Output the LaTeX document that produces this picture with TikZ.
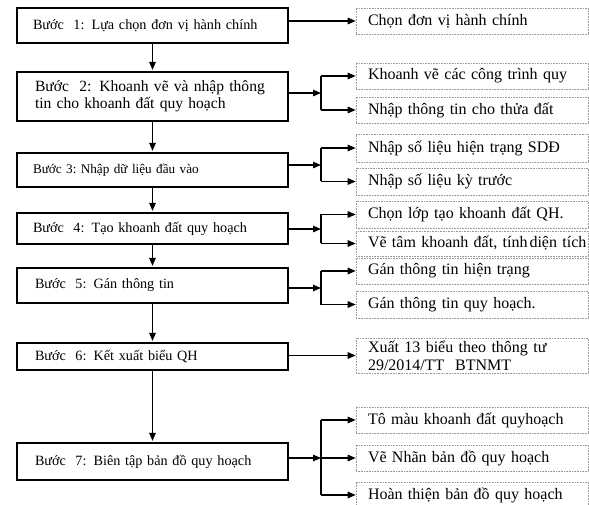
\documentclass[tikz,border=0pt]{standalone}
\usepackage{fontspec}
\setmainfont{Liberation Serif}
\usetikzlibrary{arrows.meta}
\begin{document}
\begin{tikzpicture}[x=1pt,y=-1pt,
  stepbox/.style={draw, line width=2.2pt, minimum height=#1, text width=239pt,
    inner xsep=16pt, inner ysep=0pt, align=left,
    font=\fontsize{14.2}{17}\selectfont},
  subbox/.style={draw=black!40, densely dotted, line width=0.6pt, minimum height=#1,
    text width=208pt, inner xsep=12pt, inner ysep=0pt, align=left,
    font=\fontsize{16}{18}\selectfont},
  arr/.style={line width=1.2pt, -{Triangle[length=8pt,width=6.5pt]}},
  ln/.style={line width=1.2pt}]
\useasboundingbox (0,0) rectangle (589,505);
% main steps
\node[stepbox=35pt] (b1) at (152.5,25.5) {Bước\ \ 1: Lựa chọn đơn vị hành chính};
\node[stepbox=49pt, font=\fontsize{15.6}{17}\selectfont, text width=235pt, inner xsep=18pt] (b2) at (152.5,96.5) {Bước\ \ 2: Khoanh vẽ và nhập thông\\tin cho khoanh đất quy hoạch};
\node[stepbox=34pt, font=\fontsize{13.2}{17}\selectfont] (b3) at (152.5,170) {Bước 3:\ Nhập dữ liệu đầu vào};
\node[stepbox=31pt] (b4) at (152.5,228.5) {Bước\ \ 4: Tạo khoanh đất quy hoạch};
\node[stepbox=35pt, inner xsep=18pt, text width=235pt] (b5) at (152.5,285.5) {Bước\ \ 5: Gán thông tin};
\node[stepbox=27pt, inner xsep=18pt, text width=235pt] (b6) at (152.5,356.5) {Bước\ \ 6: Kết xuất biểu QH};
\node[stepbox=37pt, inner xsep=18pt, text width=235pt] (b7) at (152.5,461.5) {Bước\ \ 7: Biên tập bản đồ quy hoạch};
% sub boxes
\node[subbox=26pt] (d1) at (472,21) {Chọn đơn vị hành chính};
\node[subbox=26pt] (d2a) at (472,76) {Khoanh vẽ các công trình quy};
\node[subbox=26pt] (d2b) at (472,110) {Nhập thông tin cho thửa đất};
\node[subbox=28pt] (d3a) at (472,148) {Nhập số liệu hiện trạng SDĐ};
\node[subbox=27pt] (d3b) at (472,181.5) {Nhập số liệu kỳ trước};
\node[subbox=27pt] (d4a) at (472,214.5) {Chọn lớp tạo khoanh đất QH.};
\node[subbox=25pt] (d4b) at (472,243.5) {\mbox{Vẽ tâm khoanh đất, tính\hspace{2pt}diện tích}};
\node[subbox=26pt] (d5a) at (472,271) {Gán thông tin hiện trạng};
\node[subbox=27pt] (d5b) at (472,304.5) {Gán thông tin quy hoạch.};
\node[subbox=35pt] (d6) at (472,355.5) {Xuất 13 biểu theo thông tư\\29/2014/TT\ \ BTNMT};
\node[subbox=26pt] (d7a) at (472,420) {Tô màu khoanh đất quyhoạch};
\node[subbox=26pt] (d7b) at (472,458) {Vẽ Nhãn bản đồ quy hoạch};
\node[subbox=26pt] (d7c) at (472,495) {Hoàn thiện bản đồ quy hoạch};
% vertical flow
\foreach \a/\b in {b1/b2,b2/b3,b3/b4,b4/b5,b5/b6,b6/b7}
  \draw[arr, shorten >=1pt] (\a.south) -- (\b.north);
% junctions
\coordinate (j2) at (321,93);
\coordinate (j3) at (321,165);
\coordinate (j4) at (321,229);
\coordinate (j5) at (321,288);
\coordinate (j7) at (321,458);
% single branches
\draw[arr] (b1.east |- d1.west) -- (d1.west);
\draw[arr] (b6.east |- d6.west) -- (d6.west);
% double branches
\foreach \j/\b/\u/\v in {j2/b2/d2a/d2b, j3/b3/d3a/d3b, j4/b4/d4a/d4b, j5/b5/d5a/d5b}{
  \draw[arr] (\b.east |- \j) -- (\j);
  \draw[ln] (\j |- \u.west) -- (\j |- \v.west);
  \draw[arr] (\j |- \u.west) -- (\u.west);
  \draw[arr] (\j |- \v.west) -- (\v.west);
}
% triple branch
\draw[arr] (b7.east |- j7) -- (j7);
\draw[ln] (j7 |- d7a.west) -- (j7 |- d7c.west);
\draw[arr] (j7 |- d7a.west) -- (d7a.west);
\draw[arr] (j7) -- (d7b.west);
\draw[arr] (j7 |- d7c.west) -- (d7c.west);
\end{tikzpicture}
\end{document}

◆ ◆ ◆ ◆

• [What is expected] Every line above should be returned exactly; the pictures stay out.

• [Result of this exercise]
Output the LaTeX document that produces this picture with TikZ.
\documentclass[tikz,border=0pt]{standalone}
\usepackage{fontspec}
\setmainfont{Liberation Serif}
\usetikzlibrary{arrows.meta}
\begin{document}
\begin{tikzpicture}[x=1pt,y=-1pt,
  stepbox/.style={draw, line width=2.2pt, minimum height=#1, text width=239pt,
    inner xsep=16pt, inner ysep=0pt, align=left,
    font=\fontsize{14.2}{17}\selectfont},
  subbox/.style={draw=black!40, densely dotted, line width=0.6pt, minimum height=#1,
    text width=208pt, inner xsep=12pt, inner ysep=0pt, align=left,
    font=\fontsize{16}{18}\selectfont},
  arr/.style={line width=1.2pt, -{Triangle[length=8pt,width=6.5pt]}},
  ln/.style={line width=1.2pt}]
\useasboundingbox (0,0) rectangle (589,505);
% main steps
\node[stepbox=35pt] (b1) at (152.5,25.5) {Bước\ \ 1: Lựa chọn đơn vị hành chính};
\node[stepbox=49pt, font=\fontsize{15.6}{17}\selectfont, text width=235pt, inner xsep=18pt] (b2) at (152.5,96.5) {Bước\ \ 2: Khoanh vẽ và nhập thông\\tin cho khoanh đất quy hoạch};
\node[stepbox=34pt, font=\fontsize{13.2}{17}\selectfont] (b3) at (152.5,170) {Bước 3:\ Nhập dữ liệu đầu vào};
\node[stepbox=31pt] (b4) at (152.5,228.5) {Bước\ \ 4: Tạo khoanh đất quy hoạch};
\node[stepbox=35pt, inner xsep=18pt, text width=235pt] (b5) at (152.5,285.5) {Bước\ \ 5: Gán thông tin};
\node[stepbox=27pt, inner xsep=18pt, text width=235pt] (b6) at (152.5,356.5) {Bước\ \ 6: Kết xuất biểu QH};
\node[stepbox=37pt, inner xsep=18pt, text width=235pt] (b7) at (152.5,461.5) {Bước\ \ 7: Biên tập bản đồ quy hoạch};
% sub boxes
\node[subbox=26pt] (d1) at (472,21) {Chọn đơn vị hành chính};
\node[subbox=26pt] (d2a) at (472,76) {Khoanh vẽ các công trình quy};
\node[subbox=26pt] (d2b) at (472,110) {Nhập thông tin cho thửa đất};
\node[subbox=28pt] (d3a) at (472,148) {Nhập số liệu hiện trạng SDĐ};
\node[subbox=27pt] (d3b) at (472,181.5) {Nhập số liệu kỳ trước};
\node[subbox=27pt] (d4a) at (472,214.5) {Chọn lớp tạo khoanh đất QH.};
\node[subbox=25pt] (d4b) at (472,243.5) {\mbox{Vẽ tâm khoanh đất, tính\hspace{2pt}diện tích}};
\node[subbox=26pt] (d5a) at (472,271) {Gán thông tin hiện trạng};
\node[subbox=27pt] (d5b) at (472,304.5) {Gán thông tin quy hoạch.};
\node[subbox=35pt] (d6) at (472,355.5) {Xuất 13 biểu theo thông tư\\29/2014/TT\ \ BTNMT};
\node[subbox=26pt] (d7a) at (472,420) {Tô màu khoanh đất quyhoạch};
\node[subbox=26pt] (d7b) at (472,458) {Vẽ Nhãn bản đồ quy hoạch};
\node[subbox=26pt] (d7c) at (472,495) {Hoàn thiện bản đồ quy hoạch};
% vertical flow
\foreach \a/\b in {b1/b2,b2/b3,b3/b4,b4/b5,b5/b6,b6/b7}
  \draw[arr, shorten >=1pt] (\a.south) -- (\b.north);
% junctions
\coordinate (j2) at (321,93);
\coordinate (j3) at (321,165);
\coordinate (j4) at (321,229);
\coordinate (j5) at (321,288);
\coordinate (j7) at (321,458);
% single branches
\draw[arr] (b1.east |- d1.west) -- (d1.west);
\draw[arr] (b6.east |- d6.west) -- (d6.west);
% double branches
\foreach \j/\b/\u/\v in {j2/b2/d2a/d2b, j3/b3/d3a/d3b, j4/b4/d4a/d4b, j5/b5/d5a/d5b}{
  \draw[arr] (\b.east |- \j) -- (\j);
  \draw[ln] (\j |- \u.west) -- (\j |- \v.west);
  \draw[arr] (\j |- \u.west) -- (\u.west);
  \draw[arr] (\j |- \v.west) -- (\v.west);
}
% triple branch
\draw[arr] (b7.east |- j7) -- (j7);
\draw[ln] (j7 |- d7a.west) -- (j7 |- d7c.west);
\draw[arr] (j7 |- d7a.west) -- (d7a.west);
\draw[arr] (j7) -- (d7b.west);
\draw[arr] (j7 |- d7c.west) -- (d7c.west);
\end{tikzpicture}
\end{document}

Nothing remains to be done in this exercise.